It must be pretty good right now to be Edward Norton. For starters, he appeared in two Best Picture nominees from last year (The Grand Budapest Hotel and winner Birdman). He also is fresh off of a Best Supporting Actor nomination for the latter, which is his third overall. Despite all of this, the actor recently made remarks about The Academy that were a little harsh as well as constructive. What he wants is a change to the rules. He doesn't want the awards to be "monetized" as he puts it. So, what exactly is his plan? It's a pretty good one that involves shutting out advertising.
While at the Locarno Film Festival, Norton gave an interview with Indiewire regarding many things, including his career and future plans. As things turn towards the recent success of Birdman, he begins to dive into the campaign process. He mentions that "It's a relief when all that ends" and states the process isn't that pleasant, comparing it to the Mexican myth of a snake eating its own tail. As he discusses the story of his rigorous campaigning, he finally gets to the heart of his point: The Academy should change their rules.

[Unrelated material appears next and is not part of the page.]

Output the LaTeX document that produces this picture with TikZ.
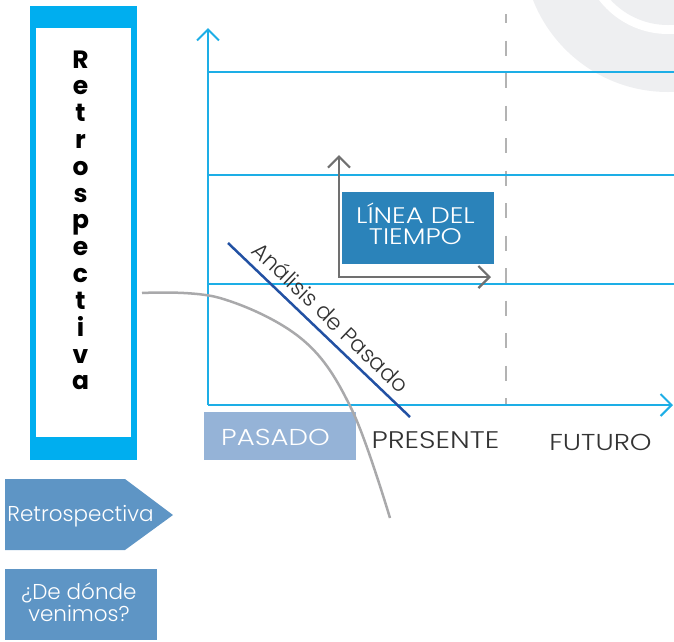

The first major quote described the process at hand in which there's a feeling that awards are bought or, at very least, not a private event:
"So the National Board of Review, which used to be a tiny dinner at Tavern on the Green, has become an event at Cipriani's Midtown where they're selling I don't even know how many tables. Maybe a thousand. And getting a broadcast deal from some cable channel. All the guild awards used to be private. Now they're also sponsored, televised on Bravo or NBC. They're making money. Everything has turned into a monetization opportunity. As a result, it's now not even the same little cluster of work being competitively congratulated — it's all being done publicly."
He goes on to explain that as a result, films are immediately impacted by their need to compete for spots. Because tables are bought and campaigns can get pricey, he believes that it has a negative impact on the award. In fact, he cites Birdman as a primary source of potential scrutiny. He claims that paying for promotion comes out of their budget and therefore makes it harder to gain a profit, thus making Oscar-worthy movies potentially harder to make.
So, what is his plan? It is quite simple and involves cutting out the middle man:
"The Academy, which is a private organization, could save the industry by saying, 'It's our award and we can do whatever we want.' They could say that any film putting out paid solicitation ads of any kind — all these for your consideration ads that cost millions and millions of dollars, which just solicit awards — they could say that any film using them is disqualified from the Academy Awards. It would end it overnight."
It is a bold theory that he believes may be able to work. As sad as it is to say, there's a lot of ways to be swayed by voting and campaigns. I run a seasonal column all about Failed Oscar Campaigns that reflect how various forces dominate or sabotage their opponents. It isn't something new, even going back to the 60's with The Alamo. There isn't a lot to mention other than in an ideal world, Norton's words would seem more optimistic. He isn't the first to speak out against the Oscars' campaigning (see: Joaquin Phoenix), but he may be one of the few to provide constructive criticism.
In a good world, this would be the case. Smaller films are usually overlooked because they cannot compete with the likes of Harvey Weinstein and major campaign players. It becomes an infuriating show sometimes that gets too political, even recently with Selma controversially not being nominated because "screeners weren't given out in time." As awards season kicks off very soon, it is interesting to hear a plea for change, even if I personally don't believe it will amount to change. I want to believe that Norton has enough influence to make it a reality, but people like Weinstein won't allow it. He wants to make campaigning into a shameless art form.